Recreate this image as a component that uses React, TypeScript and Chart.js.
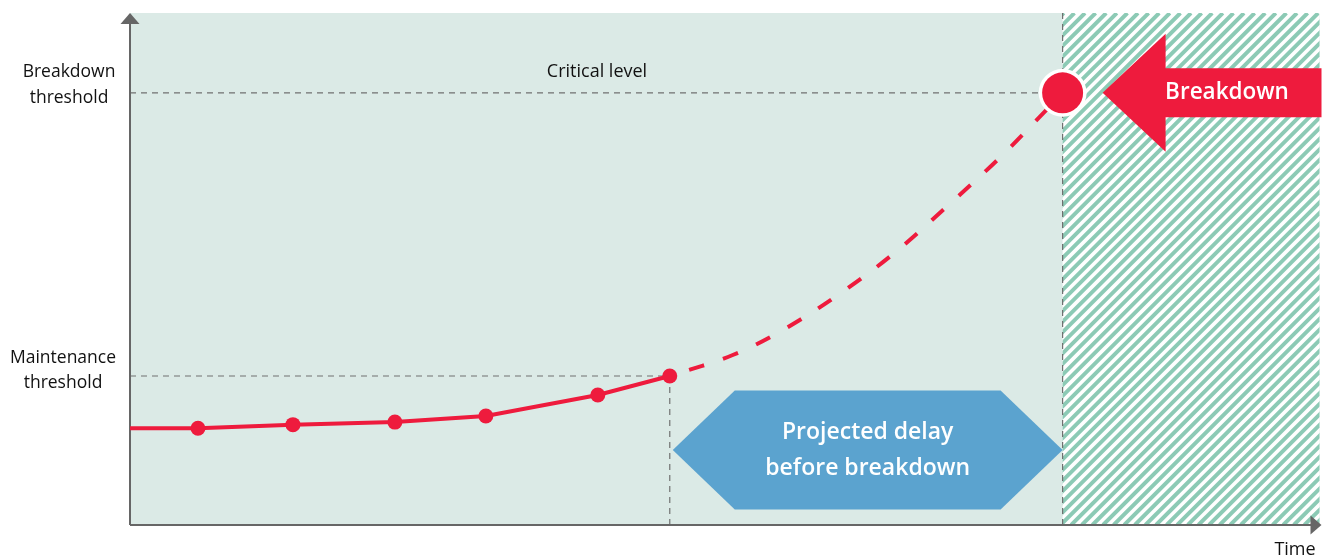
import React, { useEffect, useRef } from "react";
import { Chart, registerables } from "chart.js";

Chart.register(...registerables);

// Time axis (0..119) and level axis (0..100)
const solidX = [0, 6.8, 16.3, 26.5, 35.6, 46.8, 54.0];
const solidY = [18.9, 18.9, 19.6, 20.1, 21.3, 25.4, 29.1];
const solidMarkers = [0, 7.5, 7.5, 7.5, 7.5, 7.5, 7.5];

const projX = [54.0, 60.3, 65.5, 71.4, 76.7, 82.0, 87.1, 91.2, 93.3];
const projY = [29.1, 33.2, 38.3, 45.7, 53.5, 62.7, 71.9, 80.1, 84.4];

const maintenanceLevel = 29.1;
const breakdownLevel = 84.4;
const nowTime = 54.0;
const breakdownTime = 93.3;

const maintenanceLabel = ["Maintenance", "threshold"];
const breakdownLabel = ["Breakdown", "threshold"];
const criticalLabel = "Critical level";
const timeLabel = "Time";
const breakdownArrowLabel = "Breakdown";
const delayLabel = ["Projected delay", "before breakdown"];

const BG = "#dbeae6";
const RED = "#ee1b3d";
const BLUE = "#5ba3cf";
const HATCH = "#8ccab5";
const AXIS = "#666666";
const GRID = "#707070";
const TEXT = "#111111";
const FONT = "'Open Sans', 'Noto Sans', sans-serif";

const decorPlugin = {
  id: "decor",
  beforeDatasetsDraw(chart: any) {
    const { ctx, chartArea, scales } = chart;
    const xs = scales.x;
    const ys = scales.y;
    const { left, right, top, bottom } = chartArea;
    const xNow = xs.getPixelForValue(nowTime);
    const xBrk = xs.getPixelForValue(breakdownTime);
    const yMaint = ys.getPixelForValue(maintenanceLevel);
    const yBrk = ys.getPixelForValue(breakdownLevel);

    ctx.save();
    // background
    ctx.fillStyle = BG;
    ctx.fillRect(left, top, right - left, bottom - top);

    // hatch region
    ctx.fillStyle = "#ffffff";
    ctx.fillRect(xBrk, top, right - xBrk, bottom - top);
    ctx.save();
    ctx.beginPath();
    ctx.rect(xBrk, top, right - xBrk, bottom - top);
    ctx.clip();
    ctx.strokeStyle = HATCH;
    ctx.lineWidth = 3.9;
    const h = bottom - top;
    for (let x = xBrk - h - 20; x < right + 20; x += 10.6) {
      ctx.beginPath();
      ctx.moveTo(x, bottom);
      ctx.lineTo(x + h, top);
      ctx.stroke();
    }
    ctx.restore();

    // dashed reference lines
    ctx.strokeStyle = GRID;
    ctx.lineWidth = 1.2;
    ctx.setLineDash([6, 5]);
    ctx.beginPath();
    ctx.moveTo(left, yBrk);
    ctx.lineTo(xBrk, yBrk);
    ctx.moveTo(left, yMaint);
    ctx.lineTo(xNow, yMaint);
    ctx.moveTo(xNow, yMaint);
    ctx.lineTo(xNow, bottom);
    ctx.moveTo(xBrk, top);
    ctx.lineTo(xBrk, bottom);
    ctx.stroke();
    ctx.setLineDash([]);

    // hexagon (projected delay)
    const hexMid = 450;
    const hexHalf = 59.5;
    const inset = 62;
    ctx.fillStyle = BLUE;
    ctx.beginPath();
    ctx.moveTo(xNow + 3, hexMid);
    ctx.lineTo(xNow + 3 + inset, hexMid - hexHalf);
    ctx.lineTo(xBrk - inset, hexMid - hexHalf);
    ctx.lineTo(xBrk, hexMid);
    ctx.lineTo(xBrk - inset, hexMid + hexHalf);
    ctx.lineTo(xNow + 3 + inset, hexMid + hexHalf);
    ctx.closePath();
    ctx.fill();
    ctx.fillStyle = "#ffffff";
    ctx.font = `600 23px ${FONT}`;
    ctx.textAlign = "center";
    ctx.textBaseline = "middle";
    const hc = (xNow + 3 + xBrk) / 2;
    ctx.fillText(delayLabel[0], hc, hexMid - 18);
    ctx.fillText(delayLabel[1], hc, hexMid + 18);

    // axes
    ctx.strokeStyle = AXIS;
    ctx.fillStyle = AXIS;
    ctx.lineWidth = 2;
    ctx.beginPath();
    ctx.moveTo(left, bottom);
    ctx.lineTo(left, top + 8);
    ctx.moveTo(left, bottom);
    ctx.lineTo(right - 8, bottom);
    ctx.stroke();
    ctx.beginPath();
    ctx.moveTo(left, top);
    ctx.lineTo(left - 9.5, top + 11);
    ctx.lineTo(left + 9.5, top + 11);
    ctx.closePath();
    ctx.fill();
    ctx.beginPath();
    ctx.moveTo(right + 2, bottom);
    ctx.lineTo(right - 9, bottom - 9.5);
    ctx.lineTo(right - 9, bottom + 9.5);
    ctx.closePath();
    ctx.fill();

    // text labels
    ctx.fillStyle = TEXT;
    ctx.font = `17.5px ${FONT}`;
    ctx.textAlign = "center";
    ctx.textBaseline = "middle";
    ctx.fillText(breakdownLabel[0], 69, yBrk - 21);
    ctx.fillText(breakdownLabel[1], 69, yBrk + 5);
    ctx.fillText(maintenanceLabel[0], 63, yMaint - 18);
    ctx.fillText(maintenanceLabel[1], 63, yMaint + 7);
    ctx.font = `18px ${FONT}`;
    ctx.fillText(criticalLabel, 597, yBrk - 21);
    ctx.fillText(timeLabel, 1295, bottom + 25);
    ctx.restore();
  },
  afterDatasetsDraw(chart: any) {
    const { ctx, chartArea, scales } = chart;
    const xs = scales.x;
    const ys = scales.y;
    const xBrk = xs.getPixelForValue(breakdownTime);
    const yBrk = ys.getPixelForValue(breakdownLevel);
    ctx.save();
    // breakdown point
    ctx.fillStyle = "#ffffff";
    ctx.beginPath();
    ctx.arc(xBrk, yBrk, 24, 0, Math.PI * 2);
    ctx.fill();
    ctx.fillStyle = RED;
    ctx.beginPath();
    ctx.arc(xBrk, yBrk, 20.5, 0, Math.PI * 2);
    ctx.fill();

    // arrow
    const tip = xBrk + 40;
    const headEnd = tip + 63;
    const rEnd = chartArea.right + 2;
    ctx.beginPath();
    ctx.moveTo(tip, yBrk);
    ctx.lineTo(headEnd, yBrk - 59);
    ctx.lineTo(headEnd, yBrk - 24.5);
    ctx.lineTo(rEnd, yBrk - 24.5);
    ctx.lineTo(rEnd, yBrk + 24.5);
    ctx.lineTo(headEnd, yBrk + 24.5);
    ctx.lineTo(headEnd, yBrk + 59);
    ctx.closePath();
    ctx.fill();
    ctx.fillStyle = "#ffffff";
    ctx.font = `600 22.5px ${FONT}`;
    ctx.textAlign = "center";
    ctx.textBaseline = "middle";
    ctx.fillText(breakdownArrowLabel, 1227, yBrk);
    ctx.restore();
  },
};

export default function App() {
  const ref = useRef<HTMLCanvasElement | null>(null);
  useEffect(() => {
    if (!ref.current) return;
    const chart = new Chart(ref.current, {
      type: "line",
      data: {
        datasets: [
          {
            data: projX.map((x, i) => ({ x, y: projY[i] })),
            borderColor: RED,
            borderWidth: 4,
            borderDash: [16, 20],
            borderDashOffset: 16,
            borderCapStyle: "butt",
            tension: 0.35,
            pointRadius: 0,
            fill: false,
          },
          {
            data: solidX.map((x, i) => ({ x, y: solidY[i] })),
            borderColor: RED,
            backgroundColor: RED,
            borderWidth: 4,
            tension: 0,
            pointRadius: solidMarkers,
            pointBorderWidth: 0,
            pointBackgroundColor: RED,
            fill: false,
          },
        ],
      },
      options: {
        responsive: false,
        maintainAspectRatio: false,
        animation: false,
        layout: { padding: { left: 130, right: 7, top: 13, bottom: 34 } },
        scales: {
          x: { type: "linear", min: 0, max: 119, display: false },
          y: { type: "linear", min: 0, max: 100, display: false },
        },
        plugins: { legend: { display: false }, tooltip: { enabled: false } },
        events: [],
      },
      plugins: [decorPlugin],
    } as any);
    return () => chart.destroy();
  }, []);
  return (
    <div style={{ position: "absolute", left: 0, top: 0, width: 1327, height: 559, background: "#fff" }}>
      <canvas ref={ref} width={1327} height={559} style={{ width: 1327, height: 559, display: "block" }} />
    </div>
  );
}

---

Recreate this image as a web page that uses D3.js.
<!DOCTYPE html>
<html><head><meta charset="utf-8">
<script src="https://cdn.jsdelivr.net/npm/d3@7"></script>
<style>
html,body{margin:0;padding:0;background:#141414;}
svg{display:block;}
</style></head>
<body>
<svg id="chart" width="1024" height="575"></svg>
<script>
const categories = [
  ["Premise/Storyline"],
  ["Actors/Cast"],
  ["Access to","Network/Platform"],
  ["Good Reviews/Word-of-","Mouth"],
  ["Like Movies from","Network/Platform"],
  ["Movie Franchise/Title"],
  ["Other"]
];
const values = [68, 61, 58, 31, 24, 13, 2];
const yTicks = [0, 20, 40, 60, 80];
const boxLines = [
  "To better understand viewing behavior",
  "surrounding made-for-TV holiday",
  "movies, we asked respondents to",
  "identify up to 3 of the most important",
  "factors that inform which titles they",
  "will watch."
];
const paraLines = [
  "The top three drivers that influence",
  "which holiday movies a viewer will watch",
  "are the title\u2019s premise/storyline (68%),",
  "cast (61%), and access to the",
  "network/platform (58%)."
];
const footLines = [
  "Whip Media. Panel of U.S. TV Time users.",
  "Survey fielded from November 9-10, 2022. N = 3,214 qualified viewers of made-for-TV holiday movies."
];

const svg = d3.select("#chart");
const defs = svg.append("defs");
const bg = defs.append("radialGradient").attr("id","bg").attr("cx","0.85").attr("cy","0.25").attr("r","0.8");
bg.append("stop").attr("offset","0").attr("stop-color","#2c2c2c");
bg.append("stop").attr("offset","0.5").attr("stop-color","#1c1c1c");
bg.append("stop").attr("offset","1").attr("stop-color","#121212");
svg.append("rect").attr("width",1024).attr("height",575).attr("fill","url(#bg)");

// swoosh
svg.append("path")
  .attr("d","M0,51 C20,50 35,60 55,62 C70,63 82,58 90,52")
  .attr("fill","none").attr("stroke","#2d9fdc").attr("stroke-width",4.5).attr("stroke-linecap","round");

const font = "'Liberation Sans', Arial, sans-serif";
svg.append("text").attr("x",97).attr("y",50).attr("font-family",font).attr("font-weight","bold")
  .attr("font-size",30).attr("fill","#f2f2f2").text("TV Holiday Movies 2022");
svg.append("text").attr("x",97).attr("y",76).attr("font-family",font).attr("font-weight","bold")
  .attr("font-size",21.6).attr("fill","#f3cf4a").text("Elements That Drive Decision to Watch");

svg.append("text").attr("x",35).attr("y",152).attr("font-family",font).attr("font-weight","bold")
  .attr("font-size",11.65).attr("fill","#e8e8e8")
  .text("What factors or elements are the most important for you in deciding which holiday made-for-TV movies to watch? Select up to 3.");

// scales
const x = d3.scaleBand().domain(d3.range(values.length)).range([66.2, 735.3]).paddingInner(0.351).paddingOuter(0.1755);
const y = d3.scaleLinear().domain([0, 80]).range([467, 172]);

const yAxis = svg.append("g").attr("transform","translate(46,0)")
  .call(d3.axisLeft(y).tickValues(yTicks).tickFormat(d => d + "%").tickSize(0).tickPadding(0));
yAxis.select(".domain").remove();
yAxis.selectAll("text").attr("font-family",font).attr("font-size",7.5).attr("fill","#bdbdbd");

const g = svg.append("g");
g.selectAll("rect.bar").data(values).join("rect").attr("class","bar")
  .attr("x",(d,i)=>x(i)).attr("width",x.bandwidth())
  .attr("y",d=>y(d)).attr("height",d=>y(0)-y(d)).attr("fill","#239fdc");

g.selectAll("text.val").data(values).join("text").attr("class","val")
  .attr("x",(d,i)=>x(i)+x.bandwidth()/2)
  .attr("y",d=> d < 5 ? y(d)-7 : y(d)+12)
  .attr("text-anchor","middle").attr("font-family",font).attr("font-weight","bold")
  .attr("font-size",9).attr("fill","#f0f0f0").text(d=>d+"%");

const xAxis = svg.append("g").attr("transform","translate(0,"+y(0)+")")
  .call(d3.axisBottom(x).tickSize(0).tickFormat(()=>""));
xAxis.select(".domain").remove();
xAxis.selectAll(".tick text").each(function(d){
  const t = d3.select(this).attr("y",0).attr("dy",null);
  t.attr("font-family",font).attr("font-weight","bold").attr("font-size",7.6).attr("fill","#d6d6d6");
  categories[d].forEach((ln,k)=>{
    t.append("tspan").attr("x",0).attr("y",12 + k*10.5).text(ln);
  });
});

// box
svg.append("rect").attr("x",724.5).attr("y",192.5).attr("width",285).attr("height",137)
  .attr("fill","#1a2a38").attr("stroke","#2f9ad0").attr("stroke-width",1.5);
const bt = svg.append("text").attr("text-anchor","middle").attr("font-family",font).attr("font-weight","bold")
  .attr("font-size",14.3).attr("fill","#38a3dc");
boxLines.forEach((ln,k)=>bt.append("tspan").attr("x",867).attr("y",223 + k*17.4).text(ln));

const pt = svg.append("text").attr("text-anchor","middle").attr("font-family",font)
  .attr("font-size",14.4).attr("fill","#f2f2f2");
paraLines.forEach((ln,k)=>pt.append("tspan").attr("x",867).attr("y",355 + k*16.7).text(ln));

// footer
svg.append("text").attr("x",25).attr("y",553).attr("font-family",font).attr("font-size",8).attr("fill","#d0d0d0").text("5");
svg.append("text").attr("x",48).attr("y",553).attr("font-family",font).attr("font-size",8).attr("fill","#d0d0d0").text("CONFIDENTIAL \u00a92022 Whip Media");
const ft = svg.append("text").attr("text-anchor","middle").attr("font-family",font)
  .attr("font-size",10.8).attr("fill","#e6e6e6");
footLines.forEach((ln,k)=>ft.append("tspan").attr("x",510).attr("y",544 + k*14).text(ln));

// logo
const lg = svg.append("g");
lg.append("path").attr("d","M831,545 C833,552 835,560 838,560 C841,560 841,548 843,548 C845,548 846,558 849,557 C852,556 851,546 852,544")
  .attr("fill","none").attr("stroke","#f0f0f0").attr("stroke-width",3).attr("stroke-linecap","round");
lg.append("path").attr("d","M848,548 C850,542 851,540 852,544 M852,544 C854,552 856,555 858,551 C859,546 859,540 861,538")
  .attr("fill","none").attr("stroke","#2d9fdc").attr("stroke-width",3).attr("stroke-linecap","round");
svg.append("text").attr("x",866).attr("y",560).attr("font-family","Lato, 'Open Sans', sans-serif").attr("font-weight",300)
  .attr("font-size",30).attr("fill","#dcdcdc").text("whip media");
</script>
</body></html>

■ **TASK**
Copy exactly the stretch of lines from the one containing "Recreate this image as a component" through the one containing "71.9, 80.1, 84.4];", both included. Leave out any pictures.

■ **SOLUTION TO THE PROBLEM**
Recreate this image as a component that uses React, TypeScript and Chart.js.
import React, { useEffect, useRef } from "react";
import { Chart, registerables } from "chart.js";

Chart.register(...registerables);

// Time axis (0..119) and level axis (0..100)
const solidX = [0, 6.8, 16.3, 26.5, 35.6, 46.8, 54.0];
const solidY = [18.9, 18.9, 19.6, 20.1, 21.3, 25.4, 29.1];
const solidMarkers = [0, 7.5, 7.5, 7.5, 7.5, 7.5, 7.5];

const projX = [54.0, 60.3, 65.5, 71.4, 76.7, 82.0, 87.1, 91.2, 93.3];
const projY = [29.1, 33.2, 38.3, 45.7, 53.5, 62.7, 71.9, 80.1, 84.4];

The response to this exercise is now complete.